Stated exercise:
Copy out the data exactly, leaving the pictures behind.

Dataset extract:
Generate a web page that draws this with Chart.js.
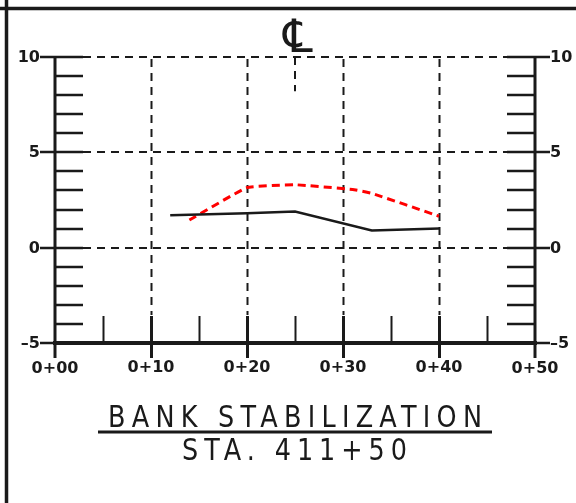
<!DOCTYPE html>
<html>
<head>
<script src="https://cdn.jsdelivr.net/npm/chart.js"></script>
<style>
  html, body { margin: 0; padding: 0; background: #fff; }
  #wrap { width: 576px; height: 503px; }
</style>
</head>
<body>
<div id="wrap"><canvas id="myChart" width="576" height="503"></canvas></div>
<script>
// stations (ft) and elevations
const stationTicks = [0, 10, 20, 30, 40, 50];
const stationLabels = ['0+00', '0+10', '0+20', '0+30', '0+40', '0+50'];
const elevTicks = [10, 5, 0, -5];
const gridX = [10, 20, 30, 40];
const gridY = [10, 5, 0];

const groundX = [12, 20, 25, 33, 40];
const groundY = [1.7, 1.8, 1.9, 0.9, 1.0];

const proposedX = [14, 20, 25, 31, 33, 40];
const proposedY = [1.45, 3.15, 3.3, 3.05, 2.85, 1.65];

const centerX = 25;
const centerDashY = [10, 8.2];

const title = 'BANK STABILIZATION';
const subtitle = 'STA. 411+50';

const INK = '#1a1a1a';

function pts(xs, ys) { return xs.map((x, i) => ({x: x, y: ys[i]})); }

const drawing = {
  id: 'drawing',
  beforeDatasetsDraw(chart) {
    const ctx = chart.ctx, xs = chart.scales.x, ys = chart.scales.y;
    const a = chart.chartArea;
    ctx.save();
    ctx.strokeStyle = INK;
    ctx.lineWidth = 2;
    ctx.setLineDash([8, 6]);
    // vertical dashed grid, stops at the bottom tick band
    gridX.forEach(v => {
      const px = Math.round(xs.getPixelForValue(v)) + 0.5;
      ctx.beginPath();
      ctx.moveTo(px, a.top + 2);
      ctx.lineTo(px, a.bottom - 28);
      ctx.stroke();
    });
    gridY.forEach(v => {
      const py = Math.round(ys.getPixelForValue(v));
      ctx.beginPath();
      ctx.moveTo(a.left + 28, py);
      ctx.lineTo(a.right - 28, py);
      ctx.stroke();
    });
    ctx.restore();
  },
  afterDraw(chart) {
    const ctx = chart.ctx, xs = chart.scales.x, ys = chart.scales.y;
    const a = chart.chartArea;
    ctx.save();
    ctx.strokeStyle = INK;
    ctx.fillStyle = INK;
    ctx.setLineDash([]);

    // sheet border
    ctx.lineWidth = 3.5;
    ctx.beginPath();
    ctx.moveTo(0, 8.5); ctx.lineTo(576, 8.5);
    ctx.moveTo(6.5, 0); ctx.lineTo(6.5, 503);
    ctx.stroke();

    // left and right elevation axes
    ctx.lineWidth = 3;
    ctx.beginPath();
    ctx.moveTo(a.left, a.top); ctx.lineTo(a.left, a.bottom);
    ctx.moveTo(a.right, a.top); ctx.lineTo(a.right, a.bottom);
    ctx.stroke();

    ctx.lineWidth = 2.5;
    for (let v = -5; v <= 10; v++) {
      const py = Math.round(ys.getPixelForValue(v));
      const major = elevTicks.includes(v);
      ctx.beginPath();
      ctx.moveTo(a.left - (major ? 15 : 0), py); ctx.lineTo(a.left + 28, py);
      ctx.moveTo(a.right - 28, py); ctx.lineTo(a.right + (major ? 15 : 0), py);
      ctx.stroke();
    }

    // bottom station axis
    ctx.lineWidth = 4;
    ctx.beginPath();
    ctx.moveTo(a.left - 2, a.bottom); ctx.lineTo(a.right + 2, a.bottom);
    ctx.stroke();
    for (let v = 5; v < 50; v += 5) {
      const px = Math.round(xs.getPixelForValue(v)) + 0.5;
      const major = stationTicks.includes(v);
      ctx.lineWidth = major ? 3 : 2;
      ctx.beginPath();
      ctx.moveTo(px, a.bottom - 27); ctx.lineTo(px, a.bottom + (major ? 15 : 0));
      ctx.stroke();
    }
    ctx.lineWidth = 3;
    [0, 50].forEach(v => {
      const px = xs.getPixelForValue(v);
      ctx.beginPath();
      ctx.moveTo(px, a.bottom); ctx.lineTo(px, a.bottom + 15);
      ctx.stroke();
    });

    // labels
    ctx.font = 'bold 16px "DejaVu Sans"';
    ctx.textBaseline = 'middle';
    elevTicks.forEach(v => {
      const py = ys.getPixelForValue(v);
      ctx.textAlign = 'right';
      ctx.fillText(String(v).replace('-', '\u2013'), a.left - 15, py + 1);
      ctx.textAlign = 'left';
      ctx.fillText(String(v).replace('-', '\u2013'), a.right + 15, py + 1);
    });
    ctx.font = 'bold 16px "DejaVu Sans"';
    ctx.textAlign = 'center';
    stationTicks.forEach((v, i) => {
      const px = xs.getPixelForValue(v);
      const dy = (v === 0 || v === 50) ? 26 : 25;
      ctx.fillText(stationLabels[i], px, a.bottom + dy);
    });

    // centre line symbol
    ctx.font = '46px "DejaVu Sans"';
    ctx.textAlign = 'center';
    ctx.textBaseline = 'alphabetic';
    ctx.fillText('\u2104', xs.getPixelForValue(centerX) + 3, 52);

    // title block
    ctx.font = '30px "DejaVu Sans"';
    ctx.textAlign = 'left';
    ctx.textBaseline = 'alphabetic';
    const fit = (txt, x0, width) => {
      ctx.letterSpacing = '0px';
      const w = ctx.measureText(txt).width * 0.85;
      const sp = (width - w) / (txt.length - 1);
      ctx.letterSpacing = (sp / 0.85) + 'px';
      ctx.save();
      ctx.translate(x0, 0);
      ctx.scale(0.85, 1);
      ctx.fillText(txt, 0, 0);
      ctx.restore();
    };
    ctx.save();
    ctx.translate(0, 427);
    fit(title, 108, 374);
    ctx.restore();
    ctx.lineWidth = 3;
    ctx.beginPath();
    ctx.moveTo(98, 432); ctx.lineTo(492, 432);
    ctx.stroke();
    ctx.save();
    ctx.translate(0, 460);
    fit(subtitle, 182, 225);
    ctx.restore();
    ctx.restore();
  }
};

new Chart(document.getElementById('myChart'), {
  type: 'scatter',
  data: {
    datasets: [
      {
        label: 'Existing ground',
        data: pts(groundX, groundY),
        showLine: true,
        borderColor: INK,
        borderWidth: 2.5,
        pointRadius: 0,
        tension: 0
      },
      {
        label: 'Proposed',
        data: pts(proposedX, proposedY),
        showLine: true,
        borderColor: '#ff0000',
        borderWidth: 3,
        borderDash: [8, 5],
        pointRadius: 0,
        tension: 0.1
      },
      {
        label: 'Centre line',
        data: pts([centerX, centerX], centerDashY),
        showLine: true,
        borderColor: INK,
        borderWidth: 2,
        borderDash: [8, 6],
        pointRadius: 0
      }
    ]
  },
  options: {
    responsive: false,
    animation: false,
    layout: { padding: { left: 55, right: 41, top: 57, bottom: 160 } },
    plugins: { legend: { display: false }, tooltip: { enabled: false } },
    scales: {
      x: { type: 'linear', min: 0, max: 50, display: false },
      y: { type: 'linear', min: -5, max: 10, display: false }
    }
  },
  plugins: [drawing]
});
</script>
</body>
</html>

Task output:
Generate a web page that draws this with Chart.js.
<!DOCTYPE html>
<html>
<head>
<script src="https://cdn.jsdelivr.net/npm/chart.js"></script>
<style>
  html, body { margin: 0; padding: 0; background: #fff; }
  #wrap { width: 576px; height: 503px; }
</style>
</head>
<body>
<div id="wrap"><canvas id="myChart" width="576" height="503"></canvas></div>
<script>
// stations (ft) and elevations
const stationTicks = [0, 10, 20, 30, 40, 50];
const stationLabels = ['0+00', '0+10', '0+20', '0+30', '0+40', '0+50'];
const elevTicks = [10, 5, 0, -5];
const gridX = [10, 20, 30, 40];
const gridY = [10, 5, 0];

const groundX = [12, 20, 25, 33, 40];
const groundY = [1.7, 1.8, 1.9, 0.9, 1.0];

const proposedX = [14, 20, 25, 31, 33, 40];
const proposedY = [1.45, 3.15, 3.3, 3.05, 2.85, 1.65];

const centerX = 25;
const centerDashY = [10, 8.2];

const title = 'BANK STABILIZATION';
const subtitle = 'STA. 411+50';

const INK = '#1a1a1a';

function pts(xs, ys) { return xs.map((x, i) => ({x: x, y: ys[i]})); }

const drawing = {
  id: 'drawing',
  beforeDatasetsDraw(chart) {
    const ctx = chart.ctx, xs = chart.scales.x, ys = chart.scales.y;
    const a = chart.chartArea;
    ctx.save();
    ctx.strokeStyle = INK;
    ctx.lineWidth = 2;
    ctx.setLineDash([8, 6]);
    // vertical dashed grid, stops at the bottom tick band
    gridX.forEach(v => {
      const px = Math.round(xs.getPixelForValue(v)) + 0.5;
      ctx.beginPath();
      ctx.moveTo(px, a.top + 2);
      ctx.lineTo(px, a.bottom - 28);
      ctx.stroke();
    });
    gridY.forEach(v => {
      const py = Math.round(ys.getPixelForValue(v));
      ctx.beginPath();
      ctx.moveTo(a.left + 28, py);
      ctx.lineTo(a.right - 28, py);
      ctx.stroke();
    });
    ctx.restore();
  },
  afterDraw(chart) {
    const ctx = chart.ctx, xs = chart.scales.x, ys = chart.scales.y;
    const a = chart.chartArea;
    ctx.save();
    ctx.strokeStyle = INK;
    ctx.fillStyle = INK;
    ctx.setLineDash([]);

    // sheet border
    ctx.lineWidth = 3.5;
    ctx.beginPath();
    ctx.moveTo(0, 8.5); ctx.lineTo(576, 8.5);
    ctx.moveTo(6.5, 0); ctx.lineTo(6.5, 503);
    ctx.stroke();

    // left and right elevation axes
    ctx.lineWidth = 3;
    ctx.beginPath();
    ctx.moveTo(a.left, a.top); ctx.lineTo(a.left, a.bottom);
    ctx.moveTo(a.right, a.top); ctx.lineTo(a.right, a.bottom);
    ctx.stroke();

    ctx.lineWidth = 2.5;
    for (let v = -5; v <= 10; v++) {
      const py = Math.round(ys.getPixelForValue(v));
      const major = elevTicks.includes(v);
      ctx.beginPath();
      ctx.moveTo(a.left - (major ? 15 : 0), py); ctx.lineTo(a.left + 28, py);
      ctx.moveTo(a.right - 28, py); ctx.lineTo(a.right + (major ? 15 : 0), py);
      ctx.stroke();
    }

    // bottom station axis
    ctx.lineWidth = 4;
    ctx.beginPath();
    ctx.moveTo(a.left - 2, a.bottom); ctx.lineTo(a.right + 2, a.bottom);
    ctx.stroke();
    for (let v = 5; v < 50; v += 5) {
      const px = Math.round(xs.getPixelForValue(v)) + 0.5;
      const major = stationTicks.includes(v);
      ctx.lineWidth = major ? 3 : 2;
      ctx.beginPath();
      ctx.moveTo(px, a.bottom - 27); ctx.lineTo(px, a.bottom + (major ? 15 : 0));
      ctx.stroke();
    }
    ctx.lineWidth = 3;
    [0, 50].forEach(v => {
      const px = xs.getPixelForValue(v);
      ctx.beginPath();
      ctx.moveTo(px, a.bottom); ctx.lineTo(px, a.bottom + 15);
      ctx.stroke();
    });

    // labels
    ctx.font = 'bold 16px "DejaVu Sans"';
    ctx.textBaseline = 'middle';
    elevTicks.forEach(v => {
      const py = ys.getPixelForValue(v);
      ctx.textAlign = 'right';
      ctx.fillText(String(v).replace('-', '\u2013'), a.left - 15, py + 1);
      ctx.textAlign = 'left';
      ctx.fillText(String(v).replace('-', '\u2013'), a.right + 15, py + 1);
    });
    ctx.font = 'bold 16px "DejaVu Sans"';
    ctx.textAlign = 'center';
    stationTicks.forEach((v, i) => {
      const px = xs.getPixelForValue(v);
      const dy = (v === 0 || v === 50) ? 26 : 25;
      ctx.fillText(stationLabels[i], px, a.bottom + dy);
    });

    // centre line symbol
    ctx.font = '46px "DejaVu Sans"';
    ctx.textAlign = 'center';
    ctx.textBaseline = 'alphabetic';
    ctx.fillText('\u2104', xs.getPixelForValue(centerX) + 3, 52);

    // title block
    ctx.font = '30px "DejaVu Sans"';
    ctx.textAlign = 'left';
    ctx.textBaseline = 'alphabetic';
    const fit = (txt, x0, width) => {
      ctx.letterSpacing = '0px';
      const w = ctx.measureText(txt).width * 0.85;
      const sp = (width - w) / (txt.length - 1);
      ctx.letterSpacing = (sp / 0.85) + 'px';
      ctx.save();
      ctx.translate(x0, 0);
      ctx.scale(0.85, 1);
      ctx.fillText(txt, 0, 0);
      ctx.restore();
    };
    ctx.save();
    ctx.translate(0, 427);
    fit(title, 108, 374);
    ctx.restore();
    ctx.lineWidth = 3;
    ctx.beginPath();
    ctx.moveTo(98, 432); ctx.lineTo(492, 432);
    ctx.stroke();
    ctx.save();
    ctx.translate(0, 460);
    fit(subtitle, 182, 225);
    ctx.restore();
    ctx.restore();
  }
};

new Chart(document.getElementById('myChart'), {
  type: 'scatter',
  data: {
    datasets: [
      {
        label: 'Existing ground',
        data: pts(groundX, groundY),
        showLine: true,
        borderColor: INK,
        borderWidth: 2.5,
        pointRadius: 0,
        tension: 0
      },
      {
        label: 'Proposed',
        data: pts(proposedX, proposedY),
        showLine: true,
        borderColor: '#ff0000',
        borderWidth: 3,
        borderDash: [8, 5],
        pointRadius: 0,
        tension: 0.1
      },
      {
        label: 'Centre line',
        data: pts([centerX, centerX], centerDashY),
        showLine: true,
        borderColor: INK,
        borderWidth: 2,
        borderDash: [8, 6],
        pointRadius: 0
      }
    ]
  },
  options: {
    responsive: false,
    animation: false,
    layout: { padding: { left: 55, right: 41, top: 57, bottom: 160 } },
    plugins: { legend: { display: false }, tooltip: { enabled: false } },
    scales: {
      x: { type: 'linear', min: 0, max: 50, display: false },
      y: { type: 'linear', min: -5, max: 10, display: false }
    }
  },
  plugins: [drawing]
});
</script>
</body>
</html>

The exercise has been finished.